Flabbergasted! centers on players getting into comic misunderstandings and sitcom-style scrapes. There’s no saving the world, no hidden Cthulhu cultists, just a group of friends who get into trouble and get out of trouble week to week. The game cites Jeeves and Wooster and Fawlty Towers as inspirations. For those looking at a broader sense of influences, farces like Three’s Company or snobs-versus-slobs comedies like Caddyshack would fit here too. You could probably use this engine to run games set in the 70’s and 80’s though it would be a shame to not look at the fantastic art in the book from the original era. Ricardo Bessa, Andy Bennet, Dozerdraws and Fleur Sciortino breathe a lot of life into the fictional city of Peccadillo. The fictional city lets players not sweat “historical detail” during their adventures.
Players choose from one of four classes: the Aristocrat, the Well-to-Do, the Staff and the Bohemian. Each class gets access to abilities useful to their station they can use during the episode. For example, the Aristocrat might throw a temper tantrum that draws everyone’s attention to them while the Bohemian might be able to talk someone into an existential crisis. Using these scene cues may also affect your character’s social standing, which is split between dignity and scandal. Don’t worry about doing too much scandalous stuff; the game is set up that leaning towards one way or the other unlocks different opportunities and secret societies to join. Most of the group might be goodie two shoes who go to the Governor’s Ball every year, but there’s likely one black sheep that shows up at the Wicked Masquerade instead.

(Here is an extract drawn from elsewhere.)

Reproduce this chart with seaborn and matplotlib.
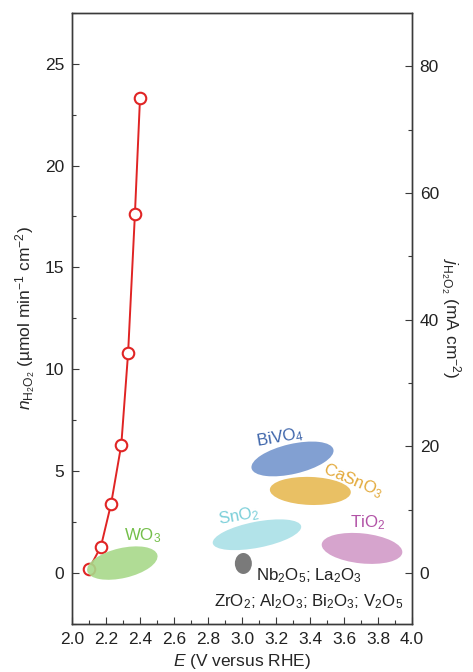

The players then put together their social club which is the reason the characters hang out and go on adventures. They may never get around to playing badminton with all the breakups and pranks going on, but it still gives the players a chance to focus on where their adventures start. I really liked that this included building the rival social club full of antagonists. Those rotters over at the tennis club always make snide remarks about how badminton is not a real sport, so there is opportunity to pull one over on them. The clubs also give players a chance to build something since characters remain fairly static. While I liked this element, I would have liked to have seen some other options besides social clubs discussed as a general setting. As soon as the book mentioned rivals, I thought of the episodes of Cheers featuring Gary’s Old Town Tavern and realized that this could be used as a fun hangout show RPG. Perhaps a supplement can explore bars, hotels or private investigation agencies as a central setting. The game flirts with cozy mysteries in a few places and I wanted to see more behind those ideas.
The system plays lightly with a d6 dice pool using 5s and 6s as successes. The attributes are more like approaches than hard ratings. Do you use Creativity & Passion to impress the Governor by launching into a song? Bravado & Persuasion by showing off those very expensive fencing lessons you took as a kid? One of the scene cues that every character can pick up is a nickname. Do something that involves the character’s nickname once per session, it will succeed. These are given out during play which reflects as an excellent way to callback to earlier adventures in the series.
The GM advice in Flabbergasted! structures the game like a TV show. I am a fan of this style of GMing and the designers go into character arcs and spotlights to show how episodes should alternate between external plots and plots directly connected to a main character. In addition it offers some pre-written campaign structures along with 70 plot hooks. That’s a lot of great support in the main book and much of this advice works in any RPG.
Flabbergasted! takes a unique spin on trying out a sitcom RPG. With the right group, you’ll be in stitches.